### Goal:
Reproduce the listing below in full and without alteration, apart from its pictures.

### Data shown:
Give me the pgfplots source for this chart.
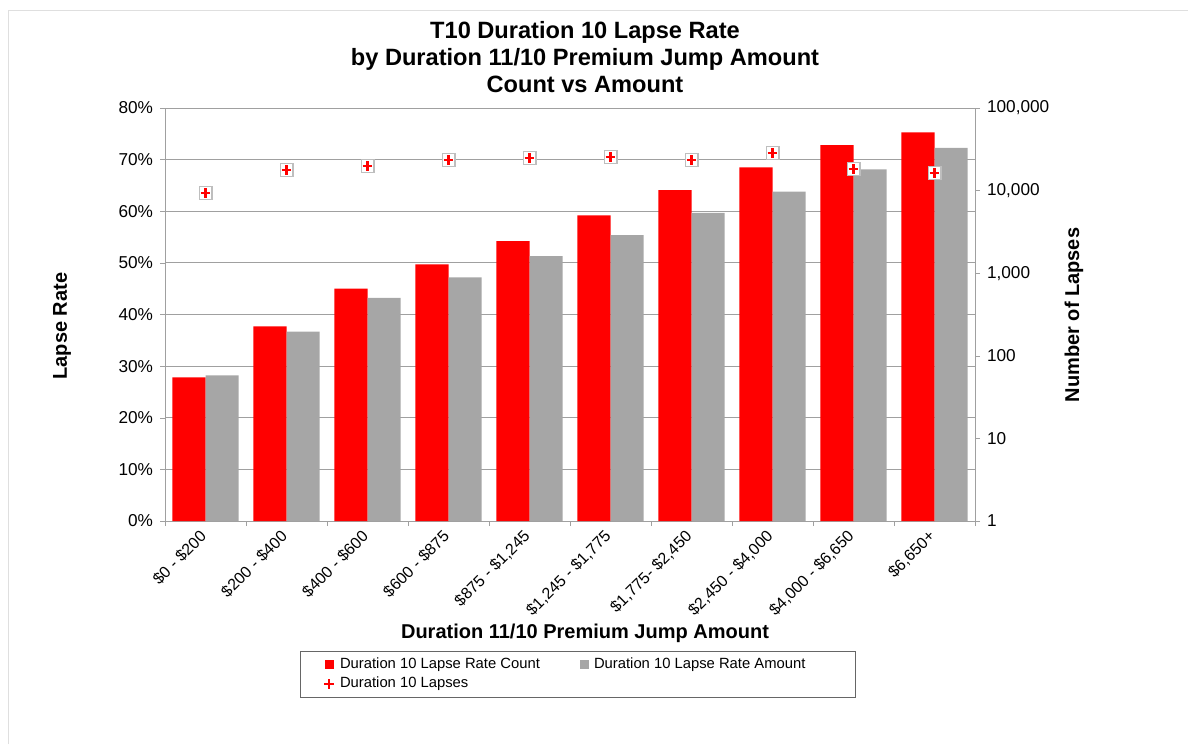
\documentclass[border=0pt]{standalone}
\usepackage{pgfplots}
\pgfplotsset{compat=1.18}
\usepackage{fontspec}
\setmainfont{Liberation Sans}
\definecolor{barred}{RGB}{255,0,0}
\definecolor{bargray}{RGB}{166,166,166}
\definecolor{gridgray}{RGB}{160,160,160}
\definecolor{boxgray}{RGB}{190,190,190}

\begin{document}
\begin{tikzpicture}
\begin{scope}[x=0.5pt,y=-0.5pt]
  \path[use as bounding box] (0,0) rectangle (1188,744);
  \draw[gray!25] (8,744) -- (8,10) -- (1188,10);
  \node[font=\bfseries\fontsize{11.8}{13.5}\selectfont, align=center] at (585,57)
    {T10 Duration 10 Lapse Rate\\by Duration 11/10 Premium Jump Amount\\Count vs Amount};
  \node[font=\bfseries\fontsize{10}{12}\selectfont, rotate=90] at (62,326) {Lapse Rate};
  \node[font=\bfseries\fontsize{10}{12}\selectfont, rotate=90] at (1074,315) {Number of Lapses};
  \node[font=\bfseries\fontsize{10}{12}\selectfont] at (585,633) {Duration 11/10 Premium Jump Amount};
\end{scope}

% left axis: lapse rates (bars)
\begin{axis}[
  at={(82.5pt,-260.5pt)}, anchor=south west,
  width=405pt, height=206.5pt, scale only axis,
  xmin=-0.5, xmax=9.5, ymin=0, ymax=0.8,
  axis x line*=bottom, axis y line*=left,
  axis line style={gridgray},
  tick align=outside, major tick length=2.5pt,
  tick style={gridgray},
  ymajorgrids, grid style={gridgray},
  ytick={0,0.1,...,0.8},
  yticklabels={0\%,10\%,20\%,30\%,40\%,50\%,60\%,70\%,80\%},
  xtick={-0.5,0.5,...,9.5},
  x tick label as interval,
  xticklabels={\$0 - \$200, \$200 - \$400, \$400 - \$600, \$600 - \$875,
    {\$875 - \$1,245}, {\$1,245 - \$1,775}, {\$1,775- \$2,450},
    {\$2,450 - \$4,000}, {\$4,000 - \$6,650}, {\$6,650+}},
  x tick label style={rotate=45, anchor=east, yshift=-2pt, font=\fontsize{8}{9.6}\selectfont},
  y tick label style={font=\fontsize{8.6}{10}\selectfont},
]
\addplot[ybar, bar width=0.41, bar shift=-0.205, fill=barred, draw=none] coordinates {
  (0,0.278) (1,0.377) (2,0.450) (3,0.497) (4,0.542)
  (5,0.592) (6,0.641) (7,0.685) (8,0.728) (9,0.753)};
\addplot[ybar, bar width=0.41, bar shift=0.205, fill=bargray, draw=none] coordinates {
  (0,0.282) (1,0.367) (2,0.432) (3,0.472) (4,0.513)
  (5,0.554) (6,0.597) (7,0.638) (8,0.681) (9,0.723)};
\end{axis}

% right axis: number of lapses (log)
\begin{axis}[
  at={(82.5pt,-260.5pt)}, anchor=south west,
  width=405pt, height=206.5pt, scale only axis,
  xmin=-0.5, xmax=9.5, ymode=log, ymin=1, ymax=100000,
  axis x line=none, axis y line*=right,
  axis line style={gridgray},
  tick align=outside, major tick length=2.5pt,
  tick style={gridgray}, yminorticks=false,
  ytick={1,10,100,1000,10000,100000},
  yticklabels={1,10,100,{1,000},{10,000},{100,000}},
  y tick label style={font=\fontsize{8.6}{10}\selectfont},
  legend columns=2,
  legend image code/.code={\draw[#1] plot coordinates {(0pt,0pt)};},
  legend style={at={(0.1667,-0.315)}, anchor=north west,
    draw=gray!80!black, fill=white,
    font=\fontsize{7.4}{8.6}\selectfont,
    inner xsep=12pt, inner ysep=1pt, row sep=-1pt,
    /tikz/every odd column/.append style={column sep=1pt}},
  legend cell align=left,
]
\addlegendimage{only marks, mark=square*, mark size=2pt, mark options={fill=barred, draw=barred}}
\addlegendentry{\makebox[118pt][l]{Duration 10 Lapse Rate Count}}
\addlegendimage{only marks, mark=square*, mark size=2pt, mark options={fill=bargray, draw=bargray}}
\addlegendentry{\makebox[116.5pt][l]{Duration 10 Lapse Rate Amount}}
\addplot[only marks, mark=square*, mark size=3.2pt, mark options={fill=white, draw=boxgray, line width=0.6pt}, forget plot] coordinates {
  (0,9340) (1,17800) (2,19900) (3,23500) (4,24800)
  (5,25500) (6,23500) (7,28500) (8,18300) (9,16300)};
\addplot[only marks, mark=+, mark size=2.4pt, mark options={draw=barred, line width=1.1pt}] coordinates {
  (0,9340) (1,17800) (2,19900) (3,23500) (4,24800)
  (5,25500) (6,23500) (7,28500) (8,18300) (9,16300)};
\addlegendentry{Duration 10 Lapses}
\end{axis}
\end{tikzpicture}
\end{document}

### The answer:
Give me the pgfplots source for this chart.
\documentclass[border=0pt]{standalone}
\usepackage{pgfplots}
\pgfplotsset{compat=1.18}
\usepackage{fontspec}
\setmainfont{Liberation Sans}
\definecolor{barred}{RGB}{255,0,0}
\definecolor{bargray}{RGB}{166,166,166}
\definecolor{gridgray}{RGB}{160,160,160}
\definecolor{boxgray}{RGB}{190,190,190}

\begin{document}
\begin{tikzpicture}
\begin{scope}[x=0.5pt,y=-0.5pt]
  \path[use as bounding box] (0,0) rectangle (1188,744);
  \draw[gray!25] (8,744) -- (8,10) -- (1188,10);
  \node[font=\bfseries\fontsize{11.8}{13.5}\selectfont, align=center] at (585,57)
    {T10 Duration 10 Lapse Rate\\by Duration 11/10 Premium Jump Amount\\Count vs Amount};
  \node[font=\bfseries\fontsize{10}{12}\selectfont, rotate=90] at (62,326) {Lapse Rate};
  \node[font=\bfseries\fontsize{10}{12}\selectfont, rotate=90] at (1074,315) {Number of Lapses};
  \node[font=\bfseries\fontsize{10}{12}\selectfont] at (585,633) {Duration 11/10 Premium Jump Amount};
\end{scope}

% left axis: lapse rates (bars)
\begin{axis}[
  at={(82.5pt,-260.5pt)}, anchor=south west,
  width=405pt, height=206.5pt, scale only axis,
  xmin=-0.5, xmax=9.5, ymin=0, ymax=0.8,
  axis x line*=bottom, axis y line*=left,
  axis line style={gridgray},
  tick align=outside, major tick length=2.5pt,
  tick style={gridgray},
  ymajorgrids, grid style={gridgray},
  ytick={0,0.1,...,0.8},
  yticklabels={0\%,10\%,20\%,30\%,40\%,50\%,60\%,70\%,80\%},
  xtick={-0.5,0.5,...,9.5},
  x tick label as interval,
  xticklabels={\$0 - \$200, \$200 - \$400, \$400 - \$600, \$600 - \$875,
    {\$875 - \$1,245}, {\$1,245 - \$1,775}, {\$1,775- \$2,450},
    {\$2,450 - \$4,000}, {\$4,000 - \$6,650}, {\$6,650+}},
  x tick label style={rotate=45, anchor=east, yshift=-2pt, font=\fontsize{8}{9.6}\selectfont},
  y tick label style={font=\fontsize{8.6}{10}\selectfont},
]
\addplot[ybar, bar width=0.41, bar shift=-0.205, fill=barred, draw=none] coordinates {
  (0,0.278) (1,0.377) (2,0.450) (3,0.497) (4,0.542)
  (5,0.592) (6,0.641) (7,0.685) (8,0.728) (9,0.753)};
\addplot[ybar, bar width=0.41, bar shift=0.205, fill=bargray, draw=none] coordinates {
  (0,0.282) (1,0.367) (2,0.432) (3,0.472) (4,0.513)
  (5,0.554) (6,0.597) (7,0.638) (8,0.681) (9,0.723)};
\end{axis}

% right axis: number of lapses (log)
\begin{axis}[
  at={(82.5pt,-260.5pt)}, anchor=south west,
  width=405pt, height=206.5pt, scale only axis,
  xmin=-0.5, xmax=9.5, ymode=log, ymin=1, ymax=100000,
  axis x line=none, axis y line*=right,
  axis line style={gridgray},
  tick align=outside, major tick length=2.5pt,
  tick style={gridgray}, yminorticks=false,
  ytick={1,10,100,1000,10000,100000},
  yticklabels={1,10,100,{1,000},{10,000},{100,000}},
  y tick label style={font=\fontsize{8.6}{10}\selectfont},
  legend columns=2,
  legend image code/.code={\draw[#1] plot coordinates {(0pt,0pt)};},
  legend style={at={(0.1667,-0.315)}, anchor=north west,
    draw=gray!80!black, fill=white,
    font=\fontsize{7.4}{8.6}\selectfont,
    inner xsep=12pt, inner ysep=1pt, row sep=-1pt,
    /tikz/every odd column/.append style={column sep=1pt}},
  legend cell align=left,
]
\addlegendimage{only marks, mark=square*, mark size=2pt, mark options={fill=barred, draw=barred}}
\addlegendentry{\makebox[118pt][l]{Duration 10 Lapse Rate Count}}
\addlegendimage{only marks, mark=square*, mark size=2pt, mark options={fill=bargray, draw=bargray}}
\addlegendentry{\makebox[116.5pt][l]{Duration 10 Lapse Rate Amount}}
\addplot[only marks, mark=square*, mark size=3.2pt, mark options={fill=white, draw=boxgray, line width=0.6pt}, forget plot] coordinates {
  (0,9340) (1,17800) (2,19900) (3,23500) (4,24800)
  (5,25500) (6,23500) (7,28500) (8,18300) (9,16300)};
\addplot[only marks, mark=+, mark size=2.4pt, mark options={draw=barred, line width=1.1pt}] coordinates {
  (0,9340) (1,17800) (2,19900) (3,23500) (4,24800)
  (5,25500) (6,23500) (7,28500) (8,18300) (9,16300)};
\addlegendentry{Duration 10 Lapses}
\end{axis}
\end{tikzpicture}
\end{document}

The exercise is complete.